One perk of being a graduate of the History Department at Big Public University is the invitations to the annual History Day, an event designed for alumni at which professors give short presentations on their topics of research. I can't often get to these, but I did this year. The theme was the History of Food. We heard about whether the frequently and lengthy Eastern Orthodox fasts were debilitating or redundant on 19th century Russian peasants who were starving anyway, on contemporary gooseberry picking as a relic of the traditions of the yeoman American farmer, on surviving detailed descriptions of the dishes delivered by the bishops of medieval Florence as gifts to their general factotums (pork steaks with pork side dishes, giant fifty-egg quiches), and, most interestingly, on the history of olive oil.
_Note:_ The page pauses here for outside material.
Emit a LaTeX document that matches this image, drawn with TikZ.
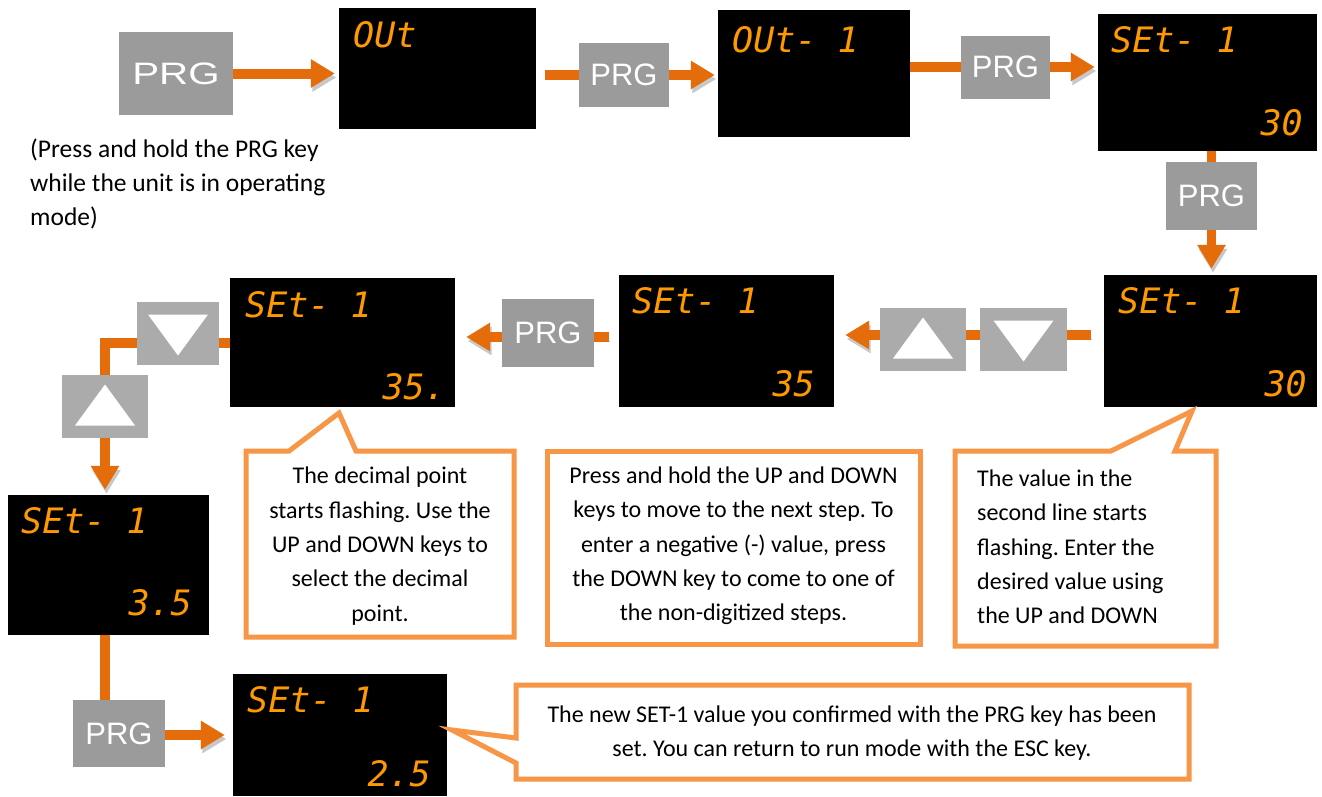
\documentclass[tikz,border=0pt]{standalone}
\usepackage{fontspec}
\setmainfont{Carlito}
\newfontfamily\segfont{DejaVu Sans Mono}
\newfontfamily\keyfont{Liberation Sans}
\usetikzlibrary{arrows.meta,calc}
\definecolor{arroworange}{RGB}{228,108,10}
\definecolor{shadowgray}{RGB}{200,200,200}
\definecolor{keygray}{RGB}{155,155,155}
\definecolor{arrowkeygray}{RGB}{171,171,171}
\definecolor{calloutorange}{RGB}{247,150,70}
\definecolor{segorange}{RGB}{255,153,0}
\pgfdeclarelayer{bg}
\pgfsetlayers{bg,main}
\frenchspacing
\begin{document}
\begin{tikzpicture}[x=1pt,y=-1pt,
  display/.style={fill=black, inner sep=0pt},
  segtext/.style={inner sep=0pt, text=segorange, font=\segfont\itshape\fontsize{35}{35}\selectfont},
  prgkey/.style={fill=keygray, inner sep=0pt, text=white, font=\keyfont\fontsize{31}{31}\selectfont},
  upkey/.style={fill=arrowkeygray, inner sep=0pt,
    path picture={\fill[white] ($(path picture bounding box.center)+(-30,19)$) -- ($(path picture bounding box.center)+(30,19)$) -- ($(path picture bounding box.center)+(0,-22)$) -- cycle;}},
  downkey/.style={fill=arrowkeygray, inner sep=0pt,
    path picture={\fill[white] ($(path picture bounding box.center)+(-30,-19)$) -- ($(path picture bounding box.center)+(30,-19)$) -- ($(path picture bounding box.center)+(0,22)$) -- cycle;}},
  flow/.style={line width=10pt, draw=arroworange, -{Triangle[length=24pt,width=27pt]},
    preaction={draw=shadowgray, transform canvas={xshift=1.5pt,yshift=-4pt}}},
  callout/.style={draw=calloutorange, line width=5pt, fill=white, line join=miter},
  callouttext/.style={inner sep=0pt, font=\fontsize{24}{34.3}\selectfont}
]
\useasboundingbox (0,0) rectangle (1322,796);

% displays
\node[display, minimum width=197pt, minimum height=121pt] (D1) at (437.5,68.5) {};
\node[display, minimum width=192pt, minimum height=127pt] (D2) at (814,73.5) {};
\node[display, minimum width=219pt, minimum height=137pt] (D3) at (1207.5,82.5) {};
\node[display, minimum width=213pt, minimum height=132pt] (D4) at (1210.5,341) {};
\node[display, minimum width=215pt, minimum height=132pt] (D5) at (726.5,341) {};
\node[display, minimum width=225pt, minimum height=129pt] (D6) at (342.5,342.5) {};
\node[display, minimum width=201pt, minimum height=140pt] (D7) at (108.5,565) {};
\node[display, minimum width=214pt, minimum height=122pt] (D8) at (340,735) {};

% display texts
\node[segtext, anchor=base west] (d1a) at (353,47) {OUt};
\node[segtext, anchor=base west] (d2a) at (732,52) {OUt- 1};
\node[segtext, anchor=base west] (d3a) at (1111,52) {SEt- 1};
\node[segtext, anchor=base east] (d3b) at (1303,135) {30};
\node[segtext, anchor=base west] (d4a) at (1118,313) {SEt- 1};
\node[segtext, anchor=base east] (d4b) at (1307,396) {30};
\node[segtext, anchor=base west] (d5a) at (632,313) {SEt- 1};
\node[segtext, anchor=base east] (d5b) at (815,396) {35};
\node[segtext, anchor=base west] (d6a) at (245,317) {SEt- 1};
\node[segtext, anchor=base east] (d6b) at (446,399) {35.};
\node[segtext, anchor=base west] (d7a) at (21,533) {SEt- 1};
\node[segtext, anchor=base east] (d7b) at (192,615) {3.5};
\node[segtext, anchor=base west] (d8a) at (247,712) {SEt- 1};
\node[segtext, anchor=base east] (d8b) at (431,786) {2.5};

% keys
\node[prgkey, minimum width=114pt, minimum height=83pt] (P0) at (176,73.5) {\scalebox{1.3}[1]{PRG}};
\node[prgkey, minimum width=90pt, minimum height=64pt] (P1) at (624,75) {PRG};
\node[prgkey, minimum width=89pt, minimum height=63pt] (P2) at (1005.5,67) {PRG};
\node[prgkey, minimum width=91pt, minimum height=68pt] (P3) at (1211.5,196) {PRG};
\node[prgkey, minimum width=92pt, minimum height=68pt] (P4) at (548,333) {PRG};
\node[prgkey, minimum width=92pt, minimum height=67pt] (P5) at (119,733.5) {PRG};
\node[downkey, minimum width=87pt, minimum height=63pt] (DK1) at (1023.5,339.5) {};
\node[upkey, minimum width=86pt, minimum height=63pt] (UK1) at (923,339.5) {};
\node[downkey, minimum width=82pt, minimum height=63pt] (DK2) at (178,333.5) {};
\node[upkey, minimum width=86pt, minimum height=63pt] (UK2) at (105,406.5) {};

% connectors
\begin{pgfonlayer}{bg}
\fill[white] (0,0) rectangle (1322,796);
\draw[flow, shorten >=4pt] (P0.east) -- (P0.east -| D1.west);
\draw[flow, shorten <=9pt, shorten >=3pt] (P1 -| D1.east) -- (P1 -| D2.west);
\draw[flow, shorten >=3pt] (P2 -| D2.east) -- (P2 -| D3.west);
\draw[flow, line width=9pt, shorten >=6pt] (P3 |- D3.south) -- (P3 |- D4.north);
\draw[flow, shorten <=13pt, shorten >=11pt] ([yshift=6pt]D4.west) -- ([yshift=6pt]D4.west -| D5.east);
\draw[flow, shorten <=10pt, shorten >=11pt] ([yshift=4pt]D5.west) -- ([yshift=4pt]D5.west -| D6.east);
\draw[flow, line join=miter, shorten >=5pt] (D6.west) -| (UK2 |- D7.north);
\draw[flow, line join=miter, shorten >=8pt] (UK2 |- D7.south) |- (D8.west);
\end{pgfonlayer}

% callouts
\draw[callout] (246,451) -- (289,451) -- (339,413) -- (356,451) -- (514,451) -- (514,637) -- (246,637) -- cycle;
\draw[callout] (547,451) rectangle (920,644);
\draw[callout] (955,451) -- (1111,451) -- (1192,411) -- (1175,451) -- (1216,451) -- (1216,646) -- (955,646) -- cycle;
\draw[callout] (516,685) -- (1189,685) -- (1189,779) -- (516,779) -- (516,763) -- (452,730) -- (516,738) -- cycle;

% texts
\node[callouttext, anchor=west, align=left, font=\fontsize{25.5}{34.3}\selectfont] (T0) at (30,184) {(Press and hold the PRG key\\while the unit is in operating\\mode)};
\node[callouttext, align=center] (T1) at (380,546) {The decimal point\\starts flashing. Use the\\UP and DOWN keys to\\select the decimal\\point.};
\node[callouttext, align=center] (T2) at (733.5,546) {Press and hold the UP and DOWN\\keys to move to the next step. To\\enter a negative (-) value, press\\the DOWN key to come to one of\\the non-digitized steps.};
\node[callouttext, anchor=west, align=left] (T3) at (977,547) {The value in the\\second line starts\\flashing. Enter the\\desired value using\\the UP and DOWN};
\node[callouttext, align=center] (T4) at (852,733) {The new SET-1 value you confirmed with the PRG key has been\\set. You can return to run mode with the ESC key.};
\end{tikzpicture}
\end{document}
The presenter began by showing pictures and diagrams of olive oil presses from various places and time periods, illustrating the great variety of ways in which the oil can be extracted, with or without crushing the pit, etc. In the 18th century Mediterranean, a traditional olive oil that was dark, opaque, and acidic, was replaced by an oil that was light, clear, and non-acidic - more like the extra virgin olive oil we're familiar with today - much to the distress of traditionalists at the time. Why did this happen? Well, most of that oil was being exported to Britain and the Netherlands. What? Was London experiencing an outbreak of Italian restaurants? No: it was going to lubricate the machines of the Industrial Revolution. The new kind of olive oil stored and lubricated better than the old, and indeed was the best oil for the purpose then available. (Modern mineral oil would arrive later.) Conclusion: what's good for machines is good for you.
After the fast talks, the feast: appropriately, a table loaded with sweets and savories, a huge swarm as people tried to figured out how to arrange themselves to get at the table, and a certain amount of standing around and talking. I spotted one fellow alumnus whom I knew, but he was intensely occupied.